DATA -
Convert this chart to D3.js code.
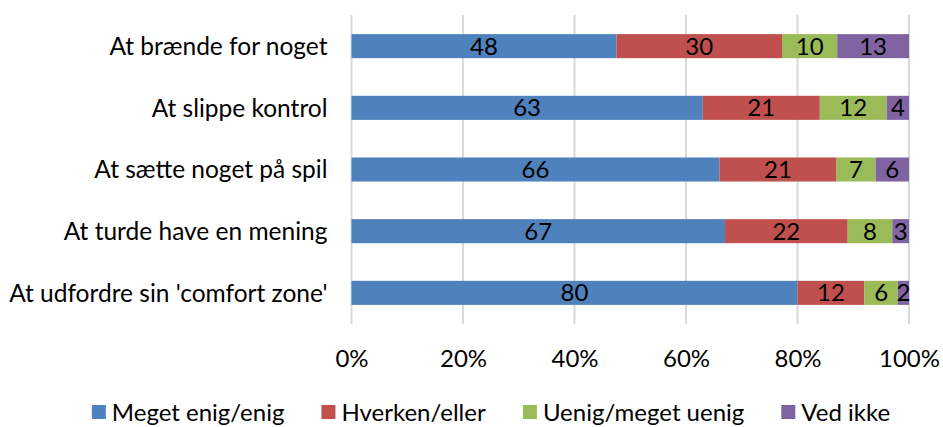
<!DOCTYPE html>
<meta charset="utf-8">
<script src="https://d3js.org/d3.v7.min.js"></script>
<style>
  body { margin: 0; background: #fff; }
  text { font-family: Lato, "Open Sans", sans-serif; fill: #000; }
</style>
<div id="chart"></div>
<script>
// chart values
var categories = ["At brænde for noget", "At slippe kontrol", "At sætte noget på spil",
                  "At turde have en mening", "At udfordre sin 'comfort zone'"];
var series = ["Meget enig/enig", "Hverken/eller", "Uenig/meget uenig", "Ved ikke"];
var colors = ["#4F81BD", "#C0504D", "#9BBB59", "#8064A2"];
var enig    = [48, 63, 66, 67, 80];
var hverken = [30, 21, 21, 22, 12];
var uenig   = [10, 12, 7, 8, 6];
var vedIkke = [13, 4, 6, 3, 2];
var ticks = [0, 20, 40, 60, 80, 100];

var W = 943, H = 427;
var margin = {top: 15, left: 351.5, right: 34, bottom: 103};
var width = W - margin.left - margin.right,
    height = H - margin.top - margin.bottom;

var svg = d3.select("#chart").append("svg")
    .attr("width", W).attr("height", H);
var g = svg.append("g")
    .attr("transform", "translate(" + margin.left + "," + margin.top + ")");

var x = d3.scaleLinear().domain([0, 100]).range([0, width]);
var y = d3.scaleBand().domain(categories).range([0, height]).paddingInner(0.61).paddingOuter(0.31);

// gridlines
g.selectAll(".grid").data(ticks).join("line")
    .attr("x1", d => x(d)).attr("x2", d => x(d))
    .attr("y1", 0).attr("y2", height)
    .attr("stroke", "#d9d9d9").attr("stroke-width", 2);

// stacked rows, normalized to 100%
var rows = categories.map(function(c, i) {
  var vals = [enig[i], hverken[i], uenig[i], vedIkke[i]];
  var total = d3.sum(vals), cum = 0;
  return vals.map(function(v, k) {
    var s = {cat: c, k: k, v: v, x0: cum / total * 100, x1: (cum + v) / total * 100};
    cum += v;
    return s;
  });
});
var segs = rows.flat();

g.selectAll("rect.seg").data(segs).join("rect")
    .attr("class", "seg")
    .attr("x", d => x(d.x0))
    .attr("width", d => x(d.x1) - x(d.x0))
    .attr("y", d => y(d.cat))
    .attr("height", y.bandwidth())
    .attr("fill", d => colors[d.k]);

g.selectAll("text.val").data(segs).join("text")
    .attr("class", "val")
    .attr("x", d => x((d.x0 + d.x1) / 2))
    .attr("y", d => y(d.cat) + y.bandwidth() / 2)
    .attr("dy", "0.36em")
    .attr("text-anchor", "middle")
    .style("font-size", "24px")
    .text(d => d.v);

// category labels
g.selectAll("text.cat").data(categories).join("text")
    .attr("class", "cat")
    .attr("x", -24)
    .attr("y", d => y(d) + y.bandwidth() / 2)
    .attr("dy", "0.36em")
    .attr("text-anchor", "end")
    .style("font-size", "24.5px")
    .text(d => d);

// x axis
var xAxis = g.append("g")
    .attr("transform", "translate(0," + height + ")")
    .call(d3.axisBottom(x).tickValues(ticks).tickFormat(d => d + "%").tickSize(0).tickPadding(26));
xAxis.select(".domain").remove();
xAxis.selectAll("text").style("font-size", "24px").style("font-family", "Lato, sans-serif").attr("fill", "#000");

// legend
var leg = svg.append("g");
var items = leg.selectAll("g").data(series).join("g");
items.append("rect").attr("width", 14).attr("height", 14).attr("y", -7)
    .attr("fill", (d, i) => colors[i]);
items.append("text").attr("x", 20).attr("dy", "0.36em")
    .style("font-size", "24px").text(d => d);
var pos = 0, offs = [];
items.each(function() {
  offs.push(pos);
  pos += this.getBBox().width + 37;
});
pos -= 37;
var start = 491 - pos / 2;
items.attr("transform", (d, i) => "translate(" + (start + offs[i]) + ",412)");
</script>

JOB - Retype everything in the material word for word, minus pictures.

CORRECT RESULT -
Convert this chart to D3.js code.
<!DOCTYPE html>
<meta charset="utf-8">
<script src="https://d3js.org/d3.v7.min.js"></script>
<style>
  body { margin: 0; background: #fff; }
  text { font-family: Lato, "Open Sans", sans-serif; fill: #000; }
</style>
<div id="chart"></div>
<script>
// chart values
var categories = ["At brænde for noget", "At slippe kontrol", "At sætte noget på spil",
                  "At turde have en mening", "At udfordre sin 'comfort zone'"];
var series = ["Meget enig/enig", "Hverken/eller", "Uenig/meget uenig", "Ved ikke"];
var colors = ["#4F81BD", "#C0504D", "#9BBB59", "#8064A2"];
var enig    = [48, 63, 66, 67, 80];
var hverken = [30, 21, 21, 22, 12];
var uenig   = [10, 12, 7, 8, 6];
var vedIkke = [13, 4, 6, 3, 2];
var ticks = [0, 20, 40, 60, 80, 100];

var W = 943, H = 427;
var margin = {top: 15, left: 351.5, right: 34, bottom: 103};
var width = W - margin.left - margin.right,
    height = H - margin.top - margin.bottom;

var svg = d3.select("#chart").append("svg")
    .attr("width", W).attr("height", H);
var g = svg.append("g")
    .attr("transform", "translate(" + margin.left + "," + margin.top + ")");

var x = d3.scaleLinear().domain([0, 100]).range([0, width]);
var y = d3.scaleBand().domain(categories).range([0, height]).paddingInner(0.61).paddingOuter(0.31);

// gridlines
g.selectAll(".grid").data(ticks).join("line")
    .attr("x1", d => x(d)).attr("x2", d => x(d))
    .attr("y1", 0).attr("y2", height)
    .attr("stroke", "#d9d9d9").attr("stroke-width", 2);

// stacked rows, normalized to 100%
var rows = categories.map(function(c, i) {
  var vals = [enig[i], hverken[i], uenig[i], vedIkke[i]];
  var total = d3.sum(vals), cum = 0;
  return vals.map(function(v, k) {
    var s = {cat: c, k: k, v: v, x0: cum / total * 100, x1: (cum + v) / total * 100};
    cum += v;
    return s;
  });
});
var segs = rows.flat();

g.selectAll("rect.seg").data(segs).join("rect")
    .attr("class", "seg")
    .attr("x", d => x(d.x0))
    .attr("width", d => x(d.x1) - x(d.x0))
    .attr("y", d => y(d.cat))
    .attr("height", y.bandwidth())
    .attr("fill", d => colors[d.k]);

g.selectAll("text.val").data(segs).join("text")
    .attr("class", "val")
    .attr("x", d => x((d.x0 + d.x1) / 2))
    .attr("y", d => y(d.cat) + y.bandwidth() / 2)
    .attr("dy", "0.36em")
    .attr("text-anchor", "middle")
    .style("font-size", "24px")
    .text(d => d.v);

// category labels
g.selectAll("text.cat").data(categories).join("text")
    .attr("class", "cat")
    .attr("x", -24)
    .attr("y", d => y(d) + y.bandwidth() / 2)
    .attr("dy", "0.36em")
    .attr("text-anchor", "end")
    .style("font-size", "24.5px")
    .text(d => d);

// x axis
var xAxis = g.append("g")
    .attr("transform", "translate(0," + height + ")")
    .call(d3.axisBottom(x).tickValues(ticks).tickFormat(d => d + "%").tickSize(0).tickPadding(26));
xAxis.select(".domain").remove();
xAxis.selectAll("text").style("font-size", "24px").style("font-family", "Lato, sans-serif").attr("fill", "#000");

// legend
var leg = svg.append("g");
var items = leg.selectAll("g").data(series).join("g");
items.append("rect").attr("width", 14).attr("height", 14).attr("y", -7)
    .attr("fill", (d, i) => colors[i]);
items.append("text").attr("x", 20).attr("dy", "0.36em")
    .style("font-size", "24px").text(d => d);
var pos = 0, offs = [];
items.each(function() {
  offs.push(pos);
  pos += this.getBBox().width + 37;
});
pos -= 37;
var start = 491 - pos / 2;
items.attr("transform", (d, i) => "translate(" + (start + offs[i]) + ",412)");
</script>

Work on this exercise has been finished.